Suppose you ask your son a hypothetical question such as “What would you do if a stranger asked you to get into his car?”  Your son’s first instinct is not to answer your question, but to ponder why you would be asking such a question in the first place.

“Stranger?  What stranger?”

Your son instantly runs to the door expecting someone to be there.  Children implicitly trust their mom, so if mommy says there is a stranger then he is here somewhere.  But where is he?
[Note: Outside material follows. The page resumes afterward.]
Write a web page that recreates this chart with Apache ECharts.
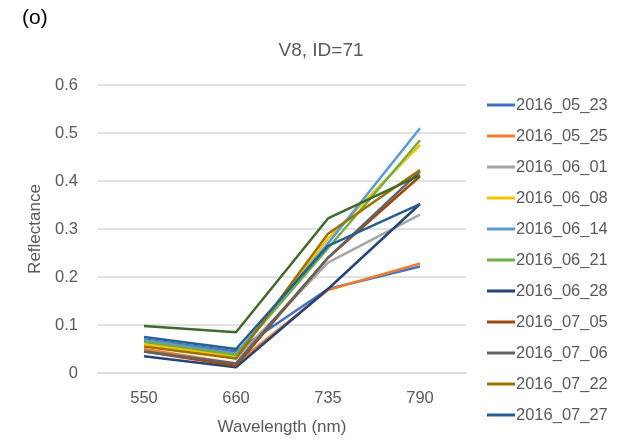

Then he remembers you mentioning a car.  And the next thing you know he is running in front of traffic.

Many adults observing behavior like this jump to conclusions such as “my son doesn’t listen”, “he doesn’t understand/he is slow” or “he must have ADD”.  In fact, the child is just thinking on a different (and generally more abstract) level than the parent.

Situations like this can lead to emotional problems as well if one isn’t careful.  Everything your son did here made perfect sense to him – in fact, when he sees mom sprinting his way he is thinking “Mommy is going to be so proud of me for what I did all by myself!  There she is now, running to give me a big hug!”

Imagine how confusing it is when instead of a big hug and kiss mommy yells, cries, and punishes.  You mentioned how he tends to react to you raising your voice.  [she commented that whenever she raises her voice her son doesn’t hear what she is saying; he only seems focused on the fact that she is yelling] These are moments of profound confusion.  In his mind he did everything right so when he gets the exact opposite response than he is expecting his brain jumps into overdrive to figure out what the hell went wrong.

I mean no disrespect, but it really bugs me when people use the term “thinking outside the box” with respect to any young child.  Right now your son is in the process of defining his box – the world has not imposed one on him yet.  Your goal should be to keep him as far away from that box as possible.

This is such a critical time in your son’s development.  Right now his brain is in overdrive learning and processing everything around him but his communication skills haven’t caught up yet.  They will, have faith in that.  In the meantime, be extremely aware of everything you say to him.  When his responses are odd don’t assume there is something wrong with him, stop and deeply consider how he may have interpreted your words differently than you intended.

Every child is born with an instinct to please their mothers.  If you push too hard or get frustrated all the time he is going to read you like a book and try to make you happy the only way he can; to put the brakes on his processing so he can focus on the communicating.  This will make everybody extremely happy – until he starts to explore the world around him again only to find he is firmly enclosed in a box that was never there before.  He may not hate you or resent you, but all of the sudden the world will have lost its interest.  Nothing will be the same and his brain will associate that change with you.  This is not a road any family deserves to go down because there are always casualties.

I am very sorry for being so long-winded.  I don’t know you our your son and I may be dead wrong.  But on the off-chance that sharing some insight into my mind can help your family than I have no regrets.

Very last thought:  no matter what the diagnosis or prognosis, every brain works differently and there are generally two options: we can try to train ourselves to think like ‘everyone else’, or we can embrace the differences and find what works for ourselves.  I chose option B and I couldn’t be happier.  I don’t see myself as smarter or dumber than anyone else, but I know that I have a very unique way of seeing and processing the world and I wouldn’t want it any other way.